Wednesday, December 21, 2011

Pre-publication Peer Review and Lazy Science Reporting

So it looks like, again, a not so serious paper makes it through "peer-review" (Fukushima: Alarmist Claim? Obscure Medical Journal? Proceed With Caution). Apparently, the lesson from all this is that you now have to pay attention to a journal's ranking where that paper appeared. Let us recall the Lancet study on MMR which, taken at face value, was responsible for hundred of thousands of parents shedding their kid's MMR vaccination with disastrous consequences. Instead, I propose we should avoid "science reporting" altogether or avoid reading lazy journalists:

How do you figure these out? A good way of sighting these offending reporters is their need to balance the subjects out with other studies, thereby framing the works as from opposing sides:

....As it turns out, the authors, Joseph Mangano and Janette Sherman, published a version of this study in the political newsletter Counterpunch, where it was quickly criticized. The critics charged that the authors had cherry-picked federal data on infant deaths so they would spike around the time of the Fukushima disaster. Passions over nuclear safety further muddied the debate: both researchers and critics had activist baggage, with the researchers characterized as anti-nuke and the critics as pro-nuke.

Here is the thing that gets to me. It doesn't matter whether you debunk it, it's all part of a theater play where two sides are fighting in some epic battle. It doesn't matter if the data is cherry picked (let's not even talk about the quite common misunderstanding that goes with statistics and it's attendant p-values). A party that shows the study to be wrong gets to be labeled in the opposing team. The investigating reporter cannot read the blog entry, it's too difficult, too many numbers at play. Let us continue reading that post:
As Scientific American's Michael Moyer writes: "The authors appeared to start from a conclusion—babies are dying because of Fukushima radiation—and work backwards, torturing the data to fit their claims"
And the only way to learn the truth is through the trustworthiness of another journalist. There is a nice herd mentality at play here: While this particular subject is godsend for journalists because the issue at play has been well polarized over the years, what happens when one of the two sides does not exist ? 
So how did such a seemingly flawed study wind up in a peer-reviewed journal?

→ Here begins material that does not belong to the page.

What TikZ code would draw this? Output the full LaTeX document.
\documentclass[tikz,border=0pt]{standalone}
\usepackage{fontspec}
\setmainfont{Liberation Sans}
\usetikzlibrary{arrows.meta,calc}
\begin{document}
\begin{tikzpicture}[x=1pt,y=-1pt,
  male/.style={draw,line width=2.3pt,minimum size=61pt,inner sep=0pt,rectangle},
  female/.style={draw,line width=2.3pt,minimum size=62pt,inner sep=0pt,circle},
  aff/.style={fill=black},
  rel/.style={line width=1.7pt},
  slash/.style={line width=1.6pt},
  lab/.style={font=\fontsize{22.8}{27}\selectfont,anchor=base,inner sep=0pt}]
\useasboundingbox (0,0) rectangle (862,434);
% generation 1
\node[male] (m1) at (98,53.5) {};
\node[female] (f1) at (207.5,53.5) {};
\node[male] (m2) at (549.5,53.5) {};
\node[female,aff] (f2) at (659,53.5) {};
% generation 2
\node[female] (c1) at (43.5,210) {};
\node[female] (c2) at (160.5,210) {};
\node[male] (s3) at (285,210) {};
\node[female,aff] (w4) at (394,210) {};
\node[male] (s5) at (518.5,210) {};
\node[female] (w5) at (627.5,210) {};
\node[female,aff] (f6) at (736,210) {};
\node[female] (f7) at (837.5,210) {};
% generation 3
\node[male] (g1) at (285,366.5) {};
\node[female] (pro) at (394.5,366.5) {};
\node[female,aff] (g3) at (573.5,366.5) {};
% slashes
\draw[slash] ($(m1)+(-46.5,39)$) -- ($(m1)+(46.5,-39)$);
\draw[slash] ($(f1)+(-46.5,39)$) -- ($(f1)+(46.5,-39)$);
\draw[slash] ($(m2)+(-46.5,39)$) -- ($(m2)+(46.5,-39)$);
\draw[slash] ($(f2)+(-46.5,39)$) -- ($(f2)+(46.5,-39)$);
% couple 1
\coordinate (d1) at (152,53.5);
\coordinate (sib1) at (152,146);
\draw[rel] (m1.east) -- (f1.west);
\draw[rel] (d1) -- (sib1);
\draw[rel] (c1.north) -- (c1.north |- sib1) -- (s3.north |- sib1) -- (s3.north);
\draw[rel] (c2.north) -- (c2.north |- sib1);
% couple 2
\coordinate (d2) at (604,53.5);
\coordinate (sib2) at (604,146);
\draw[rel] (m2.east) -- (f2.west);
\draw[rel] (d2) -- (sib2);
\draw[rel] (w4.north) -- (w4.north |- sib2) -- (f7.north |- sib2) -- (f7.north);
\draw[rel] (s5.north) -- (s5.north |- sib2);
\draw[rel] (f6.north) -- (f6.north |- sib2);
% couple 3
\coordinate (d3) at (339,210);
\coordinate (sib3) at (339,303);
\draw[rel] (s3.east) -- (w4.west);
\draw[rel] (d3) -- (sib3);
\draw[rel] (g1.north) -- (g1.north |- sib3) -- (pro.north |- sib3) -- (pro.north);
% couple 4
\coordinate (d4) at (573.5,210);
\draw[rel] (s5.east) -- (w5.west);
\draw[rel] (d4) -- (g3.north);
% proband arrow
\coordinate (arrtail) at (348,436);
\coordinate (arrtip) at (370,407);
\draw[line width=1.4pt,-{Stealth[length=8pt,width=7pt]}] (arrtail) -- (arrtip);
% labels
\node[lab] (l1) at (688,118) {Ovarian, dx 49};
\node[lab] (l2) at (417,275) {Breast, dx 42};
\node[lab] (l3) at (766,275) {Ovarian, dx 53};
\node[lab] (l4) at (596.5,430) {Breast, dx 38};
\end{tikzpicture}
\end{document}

Part of the answer at the end of the post seems to be to check the journal's ranking, wow. No, the only way to figure out if some science is right is to check the scientific argument, not trust pre-publication peer review or a journal ranking. The reason pre-publication peer review seems to exist is solely to give a compass to lazy journalists and science reporters who do not know what science is: Another good reason to make it go away. Post publication peer-review is the way to go (and yes I am making the statement that if the physicist and media darling Brian Cox expressed the view that pre-publication peer review is the only way to do Science then he does not understand Science).

Some good data about peer-review can be found here.